[START OF DATA SEGMENT]
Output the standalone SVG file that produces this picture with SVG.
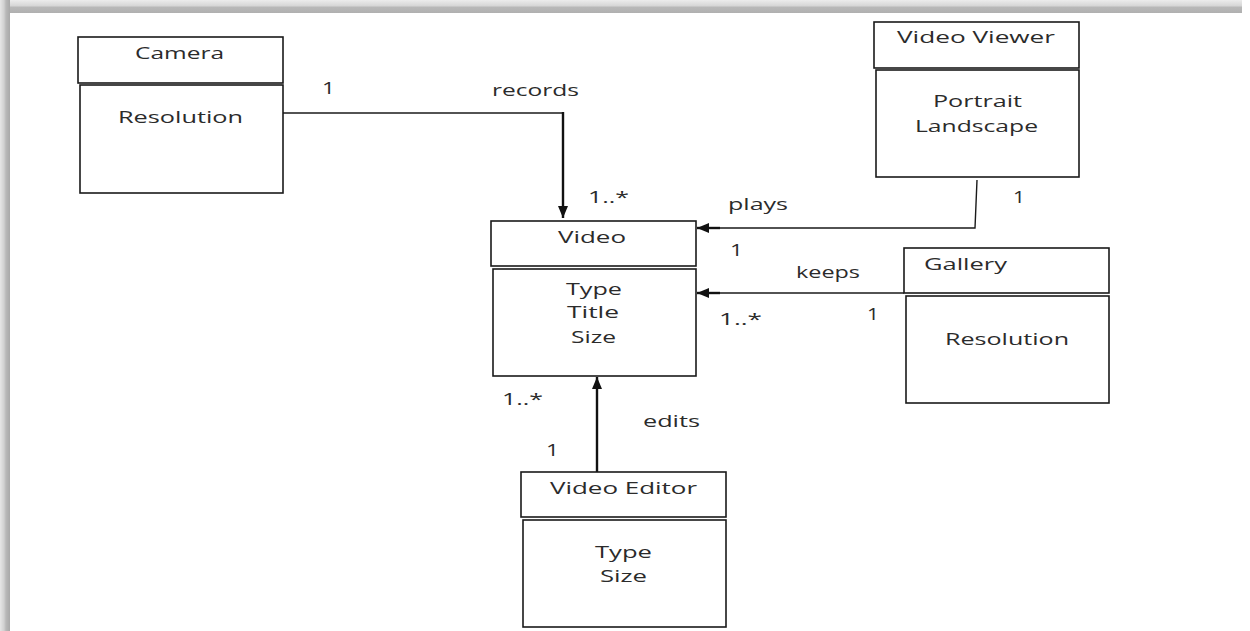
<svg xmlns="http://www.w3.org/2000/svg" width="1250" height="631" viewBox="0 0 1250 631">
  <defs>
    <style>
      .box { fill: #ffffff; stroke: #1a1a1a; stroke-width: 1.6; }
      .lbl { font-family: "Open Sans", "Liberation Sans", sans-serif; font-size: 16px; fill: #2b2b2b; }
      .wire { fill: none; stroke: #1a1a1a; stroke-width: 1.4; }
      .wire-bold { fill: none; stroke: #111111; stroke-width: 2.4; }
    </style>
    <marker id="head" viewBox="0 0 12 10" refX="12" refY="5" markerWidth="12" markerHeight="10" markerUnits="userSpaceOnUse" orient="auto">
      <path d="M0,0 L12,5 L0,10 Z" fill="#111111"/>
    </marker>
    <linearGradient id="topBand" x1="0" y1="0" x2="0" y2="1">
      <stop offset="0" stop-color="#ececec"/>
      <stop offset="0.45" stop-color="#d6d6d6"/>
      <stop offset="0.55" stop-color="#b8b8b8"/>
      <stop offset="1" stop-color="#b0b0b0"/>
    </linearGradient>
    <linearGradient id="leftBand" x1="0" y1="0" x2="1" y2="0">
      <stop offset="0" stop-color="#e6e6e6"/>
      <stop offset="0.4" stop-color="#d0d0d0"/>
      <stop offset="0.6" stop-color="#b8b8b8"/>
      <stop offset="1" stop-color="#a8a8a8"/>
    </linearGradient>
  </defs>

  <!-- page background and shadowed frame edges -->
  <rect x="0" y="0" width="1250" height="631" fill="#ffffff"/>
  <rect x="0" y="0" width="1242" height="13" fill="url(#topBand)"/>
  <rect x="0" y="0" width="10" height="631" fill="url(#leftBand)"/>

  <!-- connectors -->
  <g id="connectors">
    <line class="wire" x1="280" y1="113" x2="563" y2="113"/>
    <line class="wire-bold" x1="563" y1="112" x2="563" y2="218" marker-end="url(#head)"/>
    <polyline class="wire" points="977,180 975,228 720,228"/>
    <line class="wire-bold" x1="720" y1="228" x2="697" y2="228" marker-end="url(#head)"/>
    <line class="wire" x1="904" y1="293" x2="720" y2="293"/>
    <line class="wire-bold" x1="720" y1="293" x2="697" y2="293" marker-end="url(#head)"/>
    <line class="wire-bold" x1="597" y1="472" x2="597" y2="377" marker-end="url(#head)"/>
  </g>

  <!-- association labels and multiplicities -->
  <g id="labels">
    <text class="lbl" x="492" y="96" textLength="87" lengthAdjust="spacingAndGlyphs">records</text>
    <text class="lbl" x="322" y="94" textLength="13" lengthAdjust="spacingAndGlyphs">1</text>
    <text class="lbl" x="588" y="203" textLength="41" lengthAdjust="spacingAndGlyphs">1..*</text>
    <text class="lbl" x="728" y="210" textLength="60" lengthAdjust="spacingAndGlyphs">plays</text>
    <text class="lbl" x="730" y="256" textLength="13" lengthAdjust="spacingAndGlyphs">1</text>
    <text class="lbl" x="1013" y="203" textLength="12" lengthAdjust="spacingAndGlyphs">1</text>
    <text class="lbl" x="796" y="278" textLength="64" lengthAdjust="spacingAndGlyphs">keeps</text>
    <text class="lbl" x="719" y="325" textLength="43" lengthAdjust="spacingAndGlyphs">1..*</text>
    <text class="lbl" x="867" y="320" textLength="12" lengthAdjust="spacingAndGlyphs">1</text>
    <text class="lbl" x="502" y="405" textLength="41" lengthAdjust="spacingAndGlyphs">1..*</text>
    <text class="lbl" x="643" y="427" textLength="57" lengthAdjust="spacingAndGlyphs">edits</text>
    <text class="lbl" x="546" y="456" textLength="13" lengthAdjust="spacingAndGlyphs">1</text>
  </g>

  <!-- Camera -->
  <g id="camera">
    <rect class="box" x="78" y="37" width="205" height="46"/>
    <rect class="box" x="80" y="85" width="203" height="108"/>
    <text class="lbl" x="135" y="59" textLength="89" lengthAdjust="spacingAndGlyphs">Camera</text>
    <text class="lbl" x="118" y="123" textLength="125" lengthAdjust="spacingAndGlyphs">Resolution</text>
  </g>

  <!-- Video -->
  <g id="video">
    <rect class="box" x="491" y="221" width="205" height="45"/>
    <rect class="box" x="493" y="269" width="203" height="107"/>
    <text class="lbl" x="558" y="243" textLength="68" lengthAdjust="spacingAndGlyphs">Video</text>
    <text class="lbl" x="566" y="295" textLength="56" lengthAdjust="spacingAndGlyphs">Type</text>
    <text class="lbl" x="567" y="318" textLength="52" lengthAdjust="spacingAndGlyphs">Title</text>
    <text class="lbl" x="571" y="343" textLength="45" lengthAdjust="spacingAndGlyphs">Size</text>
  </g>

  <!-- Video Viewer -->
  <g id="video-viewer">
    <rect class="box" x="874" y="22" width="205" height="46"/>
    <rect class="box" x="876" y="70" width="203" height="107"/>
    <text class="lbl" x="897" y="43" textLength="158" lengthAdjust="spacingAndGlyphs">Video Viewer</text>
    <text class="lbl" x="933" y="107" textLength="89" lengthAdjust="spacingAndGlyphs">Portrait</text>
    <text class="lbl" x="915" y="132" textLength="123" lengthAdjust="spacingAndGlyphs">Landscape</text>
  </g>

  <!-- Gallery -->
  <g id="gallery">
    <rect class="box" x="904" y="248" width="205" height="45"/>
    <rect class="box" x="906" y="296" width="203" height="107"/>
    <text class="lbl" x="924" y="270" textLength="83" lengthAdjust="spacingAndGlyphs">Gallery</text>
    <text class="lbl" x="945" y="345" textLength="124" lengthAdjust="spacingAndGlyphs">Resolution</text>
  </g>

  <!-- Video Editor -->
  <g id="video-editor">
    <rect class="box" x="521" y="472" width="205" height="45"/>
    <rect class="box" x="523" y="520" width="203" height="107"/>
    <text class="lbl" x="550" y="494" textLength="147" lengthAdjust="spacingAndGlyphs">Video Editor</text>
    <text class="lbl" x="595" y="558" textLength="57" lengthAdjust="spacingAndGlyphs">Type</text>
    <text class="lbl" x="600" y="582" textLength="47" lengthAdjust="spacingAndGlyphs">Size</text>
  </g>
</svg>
[END OF DATA SEGMENT]
WHAT IS EXPECTED:
Drop the images and repeat the data exactly.

WRITTEN REPLY:
Output the standalone SVG file that produces this picture with SVG.
<svg xmlns="http://www.w3.org/2000/svg" width="1250" height="631" viewBox="0 0 1250 631">
  <defs>
    <style>
      .box { fill: #ffffff; stroke: #1a1a1a; stroke-width: 1.6; }
      .lbl { font-family: "Open Sans", "Liberation Sans", sans-serif; font-size: 16px; fill: #2b2b2b; }
      .wire { fill: none; stroke: #1a1a1a; stroke-width: 1.4; }
      .wire-bold { fill: none; stroke: #111111; stroke-width: 2.4; }
    </style>
    <marker id="head" viewBox="0 0 12 10" refX="12" refY="5" markerWidth="12" markerHeight="10" markerUnits="userSpaceOnUse" orient="auto">
      <path d="M0,0 L12,5 L0,10 Z" fill="#111111"/>
    </marker>
    <linearGradient id="topBand" x1="0" y1="0" x2="0" y2="1">
      <stop offset="0" stop-color="#ececec"/>
      <stop offset="0.45" stop-color="#d6d6d6"/>
      <stop offset="0.55" stop-color="#b8b8b8"/>
      <stop offset="1" stop-color="#b0b0b0"/>
    </linearGradient>
    <linearGradient id="leftBand" x1="0" y1="0" x2="1" y2="0">
      <stop offset="0" stop-color="#e6e6e6"/>
      <stop offset="0.4" stop-color="#d0d0d0"/>
      <stop offset="0.6" stop-color="#b8b8b8"/>
      <stop offset="1" stop-color="#a8a8a8"/>
    </linearGradient>
  </defs>

  <!-- page background and shadowed frame edges -->
  <rect x="0" y="0" width="1250" height="631" fill="#ffffff"/>
  <rect x="0" y="0" width="1242" height="13" fill="url(#topBand)"/>
  <rect x="0" y="0" width="10" height="631" fill="url(#leftBand)"/>

  <!-- connectors -->
  <g id="connectors">
    <line class="wire" x1="280" y1="113" x2="563" y2="113"/>
    <line class="wire-bold" x1="563" y1="112" x2="563" y2="218" marker-end="url(#head)"/>
    <polyline class="wire" points="977,180 975,228 720,228"/>
    <line class="wire-bold" x1="720" y1="228" x2="697" y2="228" marker-end="url(#head)"/>
    <line class="wire" x1="904" y1="293" x2="720" y2="293"/>
    <line class="wire-bold" x1="720" y1="293" x2="697" y2="293" marker-end="url(#head)"/>
    <line class="wire-bold" x1="597" y1="472" x2="597" y2="377" marker-end="url(#head)"/>
  </g>

  <!-- association labels and multiplicities -->
  <g id="labels">
    <text class="lbl" x="492" y="96" textLength="87" lengthAdjust="spacingAndGlyphs">records</text>
    <text class="lbl" x="322" y="94" textLength="13" lengthAdjust="spacingAndGlyphs">1</text>
    <text class="lbl" x="588" y="203" textLength="41" lengthAdjust="spacingAndGlyphs">1..*</text>
    <text class="lbl" x="728" y="210" textLength="60" lengthAdjust="spacingAndGlyphs">plays</text>
    <text class="lbl" x="730" y="256" textLength="13" lengthAdjust="spacingAndGlyphs">1</text>
    <text class="lbl" x="1013" y="203" textLength="12" lengthAdjust="spacingAndGlyphs">1</text>
    <text class="lbl" x="796" y="278" textLength="64" lengthAdjust="spacingAndGlyphs">keeps</text>
    <text class="lbl" x="719" y="325" textLength="43" lengthAdjust="spacingAndGlyphs">1..*</text>
    <text class="lbl" x="867" y="320" textLength="12" lengthAdjust="spacingAndGlyphs">1</text>
    <text class="lbl" x="502" y="405" textLength="41" lengthAdjust="spacingAndGlyphs">1..*</text>
    <text class="lbl" x="643" y="427" textLength="57" lengthAdjust="spacingAndGlyphs">edits</text>
    <text class="lbl" x="546" y="456" textLength="13" lengthAdjust="spacingAndGlyphs">1</text>
  </g>

  <!-- Camera -->
  <g id="camera">
    <rect class="box" x="78" y="37" width="205" height="46"/>
    <rect class="box" x="80" y="85" width="203" height="108"/>
    <text class="lbl" x="135" y="59" textLength="89" lengthAdjust="spacingAndGlyphs">Camera</text>
    <text class="lbl" x="118" y="123" textLength="125" lengthAdjust="spacingAndGlyphs">Resolution</text>
  </g>

  <!-- Video -->
  <g id="video">
    <rect class="box" x="491" y="221" width="205" height="45"/>
    <rect class="box" x="493" y="269" width="203" height="107"/>
    <text class="lbl" x="558" y="243" textLength="68" lengthAdjust="spacingAndGlyphs">Video</text>
    <text class="lbl" x="566" y="295" textLength="56" lengthAdjust="spacingAndGlyphs">Type</text>
    <text class="lbl" x="567" y="318" textLength="52" lengthAdjust="spacingAndGlyphs">Title</text>
    <text class="lbl" x="571" y="343" textLength="45" lengthAdjust="spacingAndGlyphs">Size</text>
  </g>

  <!-- Video Viewer -->
  <g id="video-viewer">
    <rect class="box" x="874" y="22" width="205" height="46"/>
    <rect class="box" x="876" y="70" width="203" height="107"/>
    <text class="lbl" x="897" y="43" textLength="158" lengthAdjust="spacingAndGlyphs">Video Viewer</text>
    <text class="lbl" x="933" y="107" textLength="89" lengthAdjust="spacingAndGlyphs">Portrait</text>
    <text class="lbl" x="915" y="132" textLength="123" lengthAdjust="spacingAndGlyphs">Landscape</text>
  </g>

  <!-- Gallery -->
  <g id="gallery">
    <rect class="box" x="904" y="248" width="205" height="45"/>
    <rect class="box" x="906" y="296" width="203" height="107"/>
    <text class="lbl" x="924" y="270" textLength="83" lengthAdjust="spacingAndGlyphs">Gallery</text>
    <text class="lbl" x="945" y="345" textLength="124" lengthAdjust="spacingAndGlyphs">Resolution</text>
  </g>

  <!-- Video Editor -->
  <g id="video-editor">
    <rect class="box" x="521" y="472" width="205" height="45"/>
    <rect class="box" x="523" y="520" width="203" height="107"/>
    <text class="lbl" x="550" y="494" textLength="147" lengthAdjust="spacingAndGlyphs">Video Editor</text>
    <text class="lbl" x="595" y="558" textLength="57" lengthAdjust="spacingAndGlyphs">Type</text>
    <text class="lbl" x="600" y="582" textLength="47" lengthAdjust="spacingAndGlyphs">Size</text>
  </g>
</svg>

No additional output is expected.